Mon amie avocate : En fait, ce qui me choque le plus, c’est le manque de confraternité de tes confrères hommes avec une femme avocat. Je n’éprouve pas ce sentiment avec une femme notaire.

 

Incompréhension

Elle a commis un lapsus (révélateur ?) que je ne relève pas. En revanche, la solidarité féminine jouerait-elle ? Je n’ai pas poursuivi la conversation. Je n’allais pas polémiquer par une si belle journée d’ “été indien”. Comment une avocate de plus de 50 ans peut-elle avoir des idées aussi peu réalistes sur la profession ? C’est bien la preuve que nous nous connaissons mal, qu’il y a une réelle concurrence et une totale incompréhension entre nous, ce qui pourtant ne devrait pas être le cas.

 

En fin de journée, après une bonne douche, j’ai consulté mes mails. C’est presque miraculeux de pouvoir disposer à tout instant d’un clavier, d’une mémoire, d’un facteur plus efficace que la Poste… Et nous ne nous en étonnons plus ! Je lis un certain nombre d’envois sans grand intérêt, quelques vidéos drôles, d’autres vulgaires, vues et revues. Je jette. Tiens !… Un lecteur qui a pris connaissance de mon dernier article. Avec internet, on reçoit aussi rapidement les bonnes nouvelles que les mauvaises, et si l’on veut être coupé du monde, il vaut mieux ne pas ouvrir l’ordinateur ! Je lis : “Tous ces notaires et anciens notaires qui écrivent dans N2000 nous ‘gavent’ comme disent les jeunes.

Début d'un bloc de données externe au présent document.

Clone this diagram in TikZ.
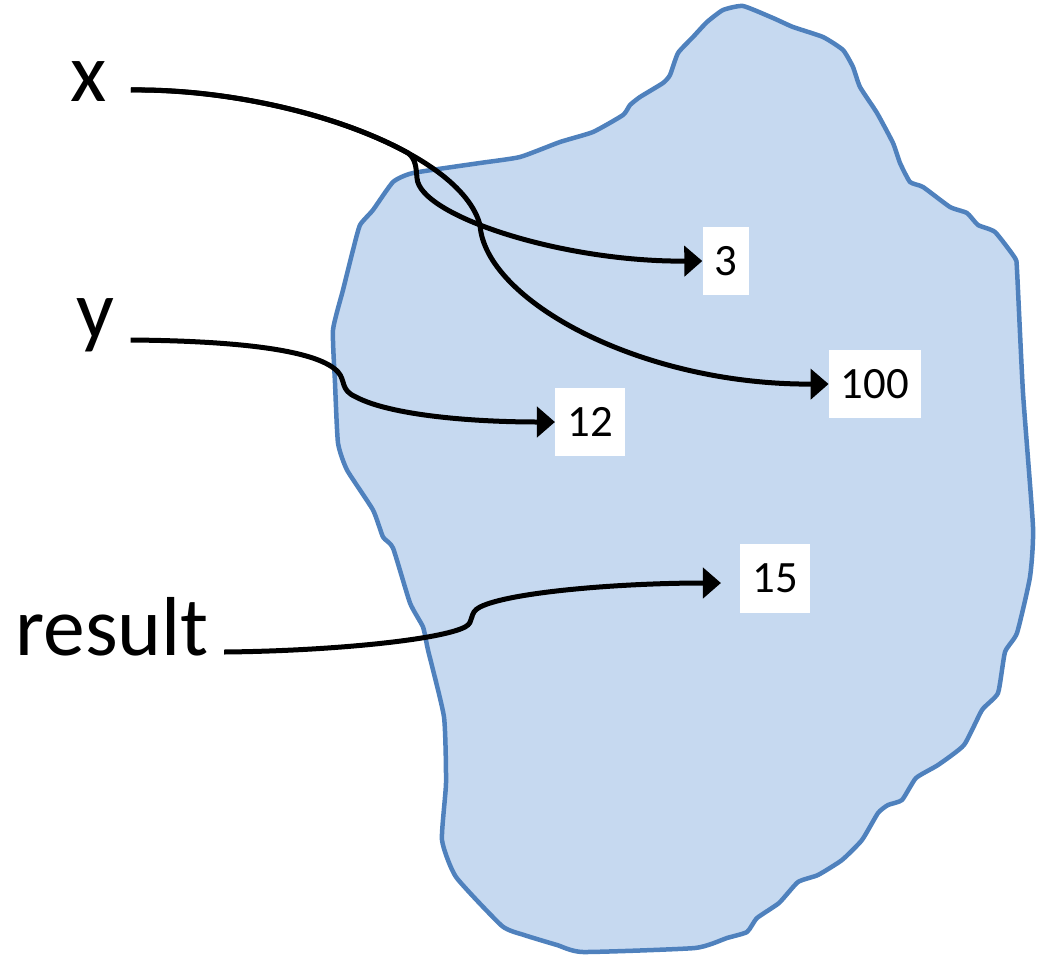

Congratulez-vous entre vous si cela vous fait plaisir, et ce sera bien mieux…”. Que faire ? Répondre à une personne que je connais bien, qui m’apprécie certainement, mais qui ne comprend pas une critique qu’elle considère comme trop systématique et en grande partie injustifiée. C’est inutile, car en fait, comme entre avocats et notaires, il y a une vraie incompréhension entre les rédacteurs de N2000 et certains confrères ou certains élus de la profession. J’aurais pu lui répondre comme Marcello Mastroianni : “Ce qui est beau dans la vieillesse, c’est que tu peux dire tout ce que tu veux !”. Décidément, que ce soit dans les oliviers ou sur internet, je suis toujours branché sur mon ex-profession. En ce qui concerne le notariat, je ne sais pas, mais en ce qui concerne la critique, “c’est le bagne à perpétuité” comme l’a dit Louis Aragon.